Leave out the images; return the rest of the data exactly.

○ ○ ○ ○

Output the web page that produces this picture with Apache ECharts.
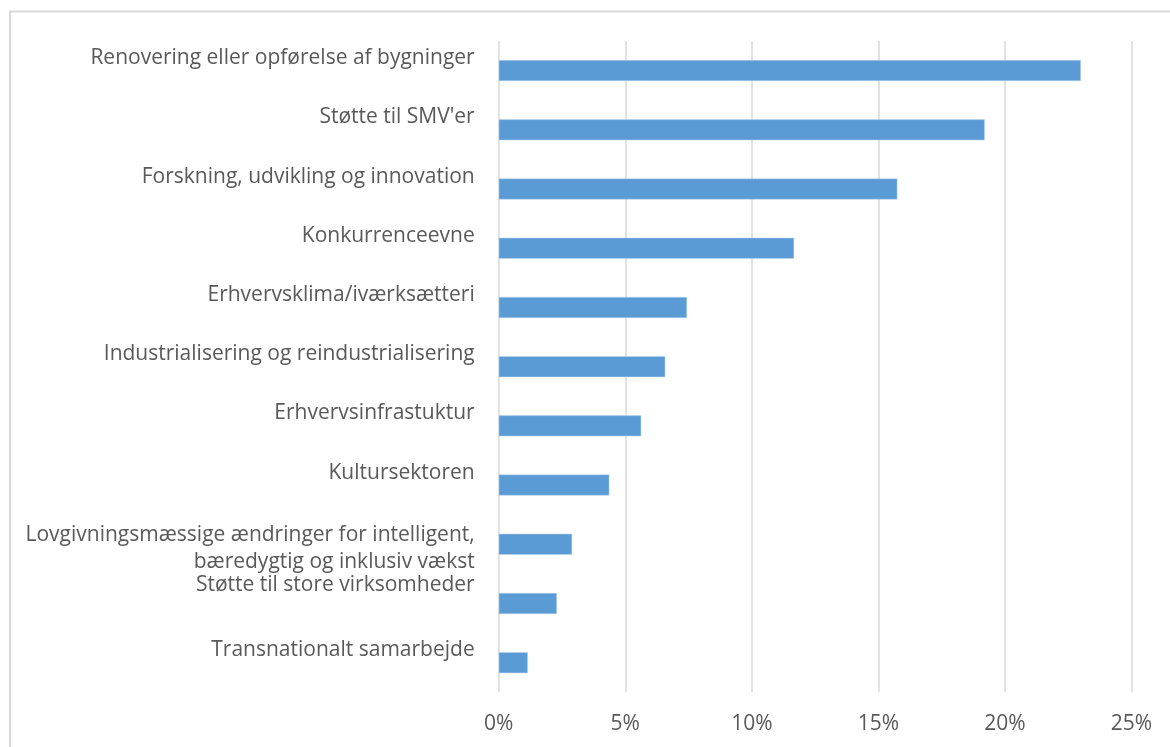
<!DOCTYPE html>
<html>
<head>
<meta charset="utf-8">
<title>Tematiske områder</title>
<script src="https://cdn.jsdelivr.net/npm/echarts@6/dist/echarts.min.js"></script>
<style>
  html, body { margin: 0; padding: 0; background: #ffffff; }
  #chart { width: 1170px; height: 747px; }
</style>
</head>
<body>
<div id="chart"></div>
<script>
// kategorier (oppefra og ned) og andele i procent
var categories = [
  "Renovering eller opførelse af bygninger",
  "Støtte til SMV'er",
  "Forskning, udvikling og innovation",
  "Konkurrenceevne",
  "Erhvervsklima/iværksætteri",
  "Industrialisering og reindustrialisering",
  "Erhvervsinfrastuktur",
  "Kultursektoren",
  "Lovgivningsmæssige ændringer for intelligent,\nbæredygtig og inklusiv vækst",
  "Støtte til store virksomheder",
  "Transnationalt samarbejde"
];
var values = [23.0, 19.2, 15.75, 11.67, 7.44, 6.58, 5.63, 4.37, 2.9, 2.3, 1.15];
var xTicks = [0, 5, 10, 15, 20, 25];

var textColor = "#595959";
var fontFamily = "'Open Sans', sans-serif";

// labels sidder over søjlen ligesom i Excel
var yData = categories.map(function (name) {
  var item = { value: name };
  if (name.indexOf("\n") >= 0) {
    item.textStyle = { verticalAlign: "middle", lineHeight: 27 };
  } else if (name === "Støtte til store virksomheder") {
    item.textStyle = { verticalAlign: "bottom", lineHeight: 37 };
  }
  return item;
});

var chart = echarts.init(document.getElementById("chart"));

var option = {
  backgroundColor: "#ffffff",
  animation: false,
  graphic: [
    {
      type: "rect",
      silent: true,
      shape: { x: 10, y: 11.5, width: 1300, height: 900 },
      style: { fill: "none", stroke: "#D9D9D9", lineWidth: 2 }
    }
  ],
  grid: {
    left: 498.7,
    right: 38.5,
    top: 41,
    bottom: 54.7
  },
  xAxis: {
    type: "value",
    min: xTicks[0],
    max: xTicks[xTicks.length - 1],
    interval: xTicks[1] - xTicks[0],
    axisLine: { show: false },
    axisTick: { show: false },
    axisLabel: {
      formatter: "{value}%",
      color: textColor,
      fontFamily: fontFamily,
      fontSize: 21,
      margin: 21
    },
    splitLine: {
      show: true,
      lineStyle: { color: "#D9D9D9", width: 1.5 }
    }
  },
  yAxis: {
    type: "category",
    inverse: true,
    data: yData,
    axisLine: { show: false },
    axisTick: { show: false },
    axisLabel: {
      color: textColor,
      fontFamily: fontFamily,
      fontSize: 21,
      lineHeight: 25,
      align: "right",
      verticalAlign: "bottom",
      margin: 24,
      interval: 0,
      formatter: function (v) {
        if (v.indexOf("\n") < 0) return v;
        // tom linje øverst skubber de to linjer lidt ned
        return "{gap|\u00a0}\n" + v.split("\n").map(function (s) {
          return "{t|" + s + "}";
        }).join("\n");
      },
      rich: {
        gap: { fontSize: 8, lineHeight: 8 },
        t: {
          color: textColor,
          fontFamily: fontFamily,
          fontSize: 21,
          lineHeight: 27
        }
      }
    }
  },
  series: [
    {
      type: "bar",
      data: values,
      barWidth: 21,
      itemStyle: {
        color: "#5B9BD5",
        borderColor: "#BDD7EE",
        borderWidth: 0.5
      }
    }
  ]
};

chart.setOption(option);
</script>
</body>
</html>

○ ○ ○ ○

§ WRITTEN ANSWER:
Output the web page that produces this picture with Apache ECharts.
<!DOCTYPE html>
<html>
<head>
<meta charset="utf-8">
<title>Tematiske områder</title>
<script src="https://cdn.jsdelivr.net/npm/echarts@6/dist/echarts.min.js"></script>
<style>
  html, body { margin: 0; padding: 0; background: #ffffff; }
  #chart { width: 1170px; height: 747px; }
</style>
</head>
<body>
<div id="chart"></div>
<script>
// kategorier (oppefra og ned) og andele i procent
var categories = [
  "Renovering eller opførelse af bygninger",
  "Støtte til SMV'er",
  "Forskning, udvikling og innovation",
  "Konkurrenceevne",
  "Erhvervsklima/iværksætteri",
  "Industrialisering og reindustrialisering",
  "Erhvervsinfrastuktur",
  "Kultursektoren",
  "Lovgivningsmæssige ændringer for intelligent,\nbæredygtig og inklusiv vækst",
  "Støtte til store virksomheder",
  "Transnationalt samarbejde"
];
var values = [23.0, 19.2, 15.75, 11.67, 7.44, 6.58, 5.63, 4.37, 2.9, 2.3, 1.15];
var xTicks = [0, 5, 10, 15, 20, 25];

var textColor = "#595959";
var fontFamily = "'Open Sans', sans-serif";

// labels sidder over søjlen ligesom i Excel
var yData = categories.map(function (name) {
  var item = { value: name };
  if (name.indexOf("\n") >= 0) {
    item.textStyle = { verticalAlign: "middle", lineHeight: 27 };
  } else if (name === "Støtte til store virksomheder") {
    item.textStyle = { verticalAlign: "bottom", lineHeight: 37 };
  }
  return item;
});

var chart = echarts.init(document.getElementById("chart"));

var option = {
  backgroundColor: "#ffffff",
  animation: false,
  graphic: [
    {
      type: "rect",
      silent: true,
      shape: { x: 10, y: 11.5, width: 1300, height: 900 },
      style: { fill: "none", stroke: "#D9D9D9", lineWidth: 2 }
    }
  ],
  grid: {
    left: 498.7,
    right: 38.5,
    top: 41,
    bottom: 54.7
  },
  xAxis: {
    type: "value",
    min: xTicks[0],
    max: xTicks[xTicks.length - 1],
    interval: xTicks[1] - xTicks[0],
    axisLine: { show: false },
    axisTick: { show: false },
    axisLabel: {
      formatter: "{value}%",
      color: textColor,
      fontFamily: fontFamily,
      fontSize: 21,
      margin: 21
    },
    splitLine: {
      show: true,
      lineStyle: { color: "#D9D9D9", width: 1.5 }
    }
  },
  yAxis: {
    type: "category",
    inverse: true,
    data: yData,
    axisLine: { show: false },
    axisTick: { show: false },
    axisLabel: {
      color: textColor,
      fontFamily: fontFamily,
      fontSize: 21,
      lineHeight: 25,
      align: "right",
      verticalAlign: "bottom",
      margin: 24,
      interval: 0,
      formatter: function (v) {
        if (v.indexOf("\n") < 0) return v;
        // tom linje øverst skubber de to linjer lidt ned
        return "{gap|\u00a0}\n" + v.split("\n").map(function (s) {
          return "{t|" + s + "}";
        }).join("\n");
      },
      rich: {
        gap: { fontSize: 8, lineHeight: 8 },
        t: {
          color: textColor,
          fontFamily: fontFamily,
          fontSize: 21,
          lineHeight: 27
        }
      }
    }
  },
  series: [
    {
      type: "bar",
      data: values,
      barWidth: 21,
      itemStyle: {
        color: "#5B9BD5",
        borderColor: "#BDD7EE",
        borderWidth: 0.5
      }
    }
  ]
};

chart.setOption(option);
</script>
</body>
</html>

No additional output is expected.